After the first Casebook will be the second novel, which takes place in 1966.  If New Roads were Nightbreaker’s and Ferryman’s story, then the next novel will focus on Black Talon and his relationship with Dreamcatcher.  There were some things revealed about the price the Talon pays for his powers, and we’re going to explore how that shakes out, and why his ‘patrons’ in the Circle of Life are so approving of his choice of mate.  I hope that, just as New Roads was reflective of the Golden Age of Comics, the new novel will reflect the Silver Age, as a more science-fictiony menace rises to wage war on humanity and the Legion and its new allies.

DF: Any other projects you’ve got in the works you can tell us about?
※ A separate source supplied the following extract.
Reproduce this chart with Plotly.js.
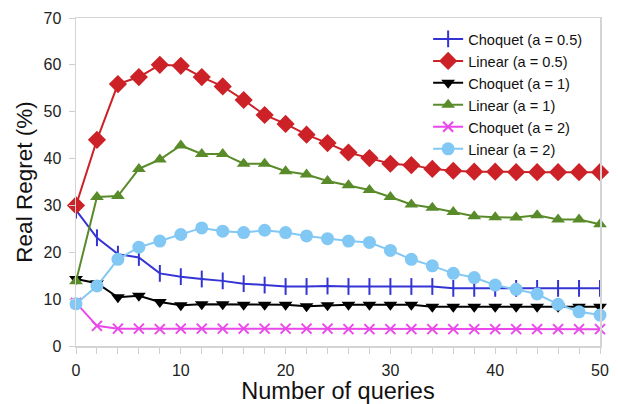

TD: I think I can safely say that my pair of Western Heroes--the frontier exorcist Don Cuevo and the steampunk scientist Doc Thunder--will make appearances soon through Pulpwork Press’ third volume of How The West Was Weird and this year’s Christmas Annual respectively.  There’s a novella for Monster Earth 2There’s some stuff I can’t talk about just yet--including another novel that’s in the Chimera Falls Universe, but has a more science-fiction-y bent to it.  So yeah, I’ll be pretty busy.

Derrick Ferguson: Anything else we need to know?
Thomas Deja: If you buy my book, I’ll be your friend.  You buy enough of them, we’ll have cake.
Hard to believe I’m still single, huh?